## [Direction]
Every record should be copied exactly, except that pictures are to be omitted.

## [Dataset entries]

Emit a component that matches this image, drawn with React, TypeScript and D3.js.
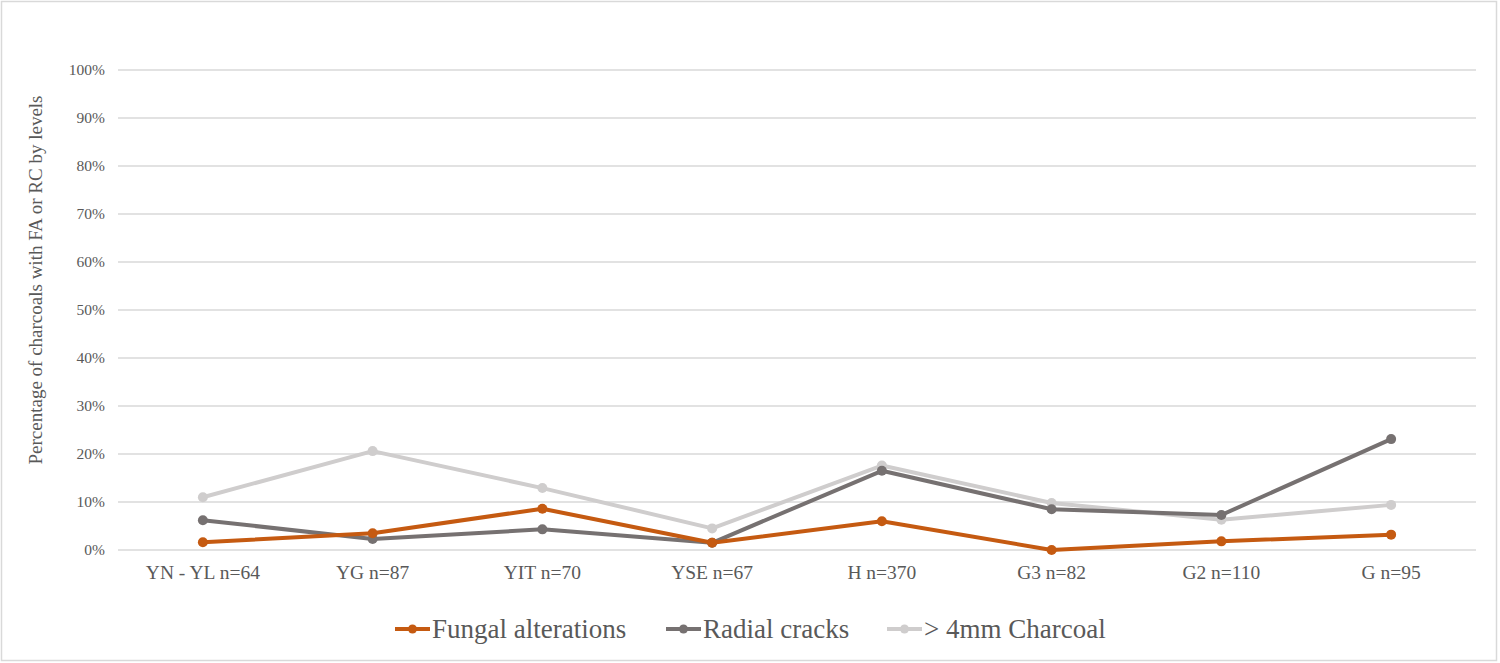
import React from "react";
import * as d3 from "d3";

const categories = ["YN - YL n=64", "YG n=87", "YIT n=70", "YSE n=67", "H n=370", "G3 n=82", "G2 n=110", "G n=95"];
const fungal = [1.6, 3.5, 8.6, 1.5, 6.0, 0.0, 1.8, 3.2];
const radial = [6.2, 2.3, 4.3, 1.5, 16.5, 8.5, 7.3, 23.1];
const charcoal = [11.0, 20.6, 12.9, 4.5, 17.6, 9.8, 6.3, 9.4];
const yTicks = [0, 10, 20, 30, 40, 50, 60, 70, 80, 90, 100];
const seriesNames = ["Fungal alterations", "Radial cracks", "> 4mm Charcoal"];
const seriesColors = ["#C55A11", "#767171", "#CFCDCD"];

const W = 1500, H = 663;
const FONT = "'Liberation Serif', 'Times New Roman', serif";

export default function App() {
  const x = d3.scaleBand<string>().domain(categories).range([118, 1476]);
  const y = d3.scaleLinear().domain([0, 100]).range([550, 70]);
  const cx = (i: number) => (x(categories[i]) as number) + x.bandwidth() / 2;
  const line = d3.line<number>().x((_, i) => cx(i)).y((d) => y(d));
  const series = [fungal, radial, charcoal];
  const order = [2, 1, 0];
  const legendX = [395, 666, 887];
  return (
    <svg width={W} height={H} style={{ position: "absolute", left: 0, top: 0 }} fontFamily={FONT}>
      <rect x={0} y={0} width={W} height={H} fill="#fff" />
      <rect x={1.5} y={1.5} width={1495} height={659} fill="none" stroke="#D9D9D9" strokeWidth={1.5} />
      {yTicks.map((t) => (
        <g key={t}>
          <line x1={118} x2={1476} y1={y(t)} y2={y(t)} stroke="#D9D9D9" strokeWidth={1.5} />
          <text x={105} y={y(t)} dy="0.35em" textAnchor="end" fontSize={15.5} fill="#595959">{t}%</text>
        </g>
      ))}
      {categories.map((c, i) => (
        <text key={c} x={cx(i)} y={579} textAnchor="middle" fontSize={19.5} fill="#595959">{c}</text>
      ))}
      <text transform={`translate(42,280) rotate(-90)`} textAnchor="middle" fontSize={19} fill="#595959">Percentage of charcoals with FA or RC by levels</text>
      {order.map((si) => (
        <g key={si}>
          <path d={line(series[si]) as string} fill="none" stroke={seriesColors[si]} strokeWidth={4} strokeLinejoin="round" strokeLinecap="round" />
          {series[si].map((v, i) => (
            <circle key={i} cx={cx(i)} cy={y(v)} r={5} fill={seriesColors[si]} />
          ))}
        </g>
      ))}
      {seriesNames.map((n, i) => (
        <g key={n}>
          <line x1={legendX[i]} x2={legendX[i] + 35} y1={629} y2={629} stroke={seriesColors[i]} strokeWidth={4} />
          <circle cx={legendX[i] + 17.5} cy={629} r={4.5} fill={seriesColors[i]} />
          <text x={legendX[i] + 37} y={638} fontSize={27} fill="#595959">{n}</text>
        </g>
      ))}
    </svg>
  );
}
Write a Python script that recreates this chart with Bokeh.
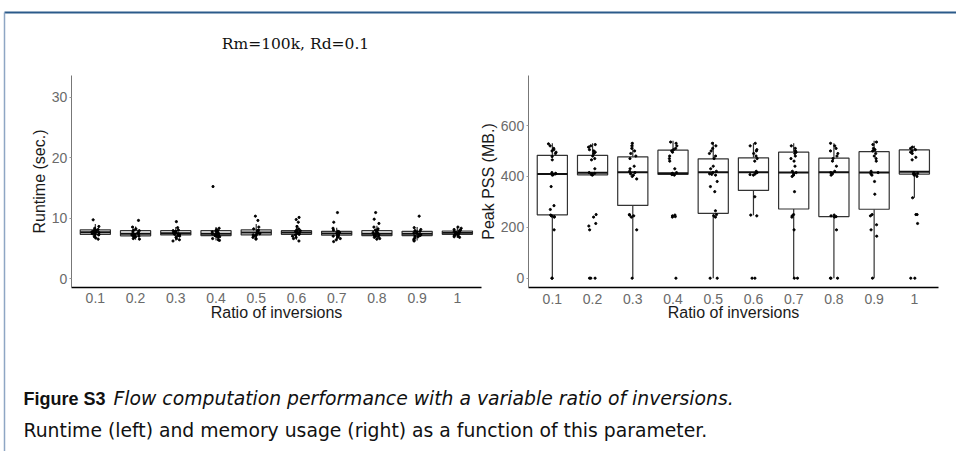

## [Exercise result]
Emit a component that matches this image, drawn with React, TypeScript and D3.js.
import React from "react";
import * as d3 from "d3";

const categories = ["YN - YL n=64", "YG n=87", "YIT n=70", "YSE n=67", "H n=370", "G3 n=82", "G2 n=110", "G n=95"];
const fungal = [1.6, 3.5, 8.6, 1.5, 6.0, 0.0, 1.8, 3.2];
const radial = [6.2, 2.3, 4.3, 1.5, 16.5, 8.5, 7.3, 23.1];
const charcoal = [11.0, 20.6, 12.9, 4.5, 17.6, 9.8, 6.3, 9.4];
const yTicks = [0, 10, 20, 30, 40, 50, 60, 70, 80, 90, 100];
const seriesNames = ["Fungal alterations", "Radial cracks", "> 4mm Charcoal"];
const seriesColors = ["#C55A11", "#767171", "#CFCDCD"];

const W = 1500, H = 663;
const FONT = "'Liberation Serif', 'Times New Roman', serif";

export default function App() {
  const x = d3.scaleBand<string>().domain(categories).range([118, 1476]);
  const y = d3.scaleLinear().domain([0, 100]).range([550, 70]);
  const cx = (i: number) => (x(categories[i]) as number) + x.bandwidth() / 2;
  const line = d3.line<number>().x((_, i) => cx(i)).y((d) => y(d));
  const series = [fungal, radial, charcoal];
  const order = [2, 1, 0];
  const legendX = [395, 666, 887];
  return (
    <svg width={W} height={H} style={{ position: "absolute", left: 0, top: 0 }} fontFamily={FONT}>
      <rect x={0} y={0} width={W} height={H} fill="#fff" />
      <rect x={1.5} y={1.5} width={1495} height={659} fill="none" stroke="#D9D9D9" strokeWidth={1.5} />
      {yTicks.map((t) => (
        <g key={t}>
          <line x1={118} x2={1476} y1={y(t)} y2={y(t)} stroke="#D9D9D9" strokeWidth={1.5} />
          <text x={105} y={y(t)} dy="0.35em" textAnchor="end" fontSize={15.5} fill="#595959">{t}%</text>
        </g>
      ))}
      {categories.map((c, i) => (
        <text key={c} x={cx(i)} y={579} textAnchor="middle" fontSize={19.5} fill="#595959">{c}</text>
      ))}
      <text transform={`translate(42,280) rotate(-90)`} textAnchor="middle" fontSize={19} fill="#595959">Percentage of charcoals with FA or RC by levels</text>
      {order.map((si) => (
        <g key={si}>
          <path d={line(series[si]) as string} fill="none" stroke={seriesColors[si]} strokeWidth={4} strokeLinejoin="round" strokeLinecap="round" />
          {series[si].map((v, i) => (
            <circle key={i} cx={cx(i)} cy={y(v)} r={5} fill={seriesColors[si]} />
          ))}
        </g>
      ))}
      {seriesNames.map((n, i) => (
        <g key={n}>
          <line x1={legendX[i]} x2={legendX[i] + 35} y1={629} y2={629} stroke={seriesColors[i]} strokeWidth={4} />
          <circle cx={legendX[i] + 17.5} cy={629} r={4.5} fill={seriesColors[i]} />
          <text x={legendX[i] + 37} y={638} fontSize={27} fill="#595959">{n}</text>
        </g>
      ))}
    </svg>
  );
}
Write a Python script that recreates this chart with Bokeh.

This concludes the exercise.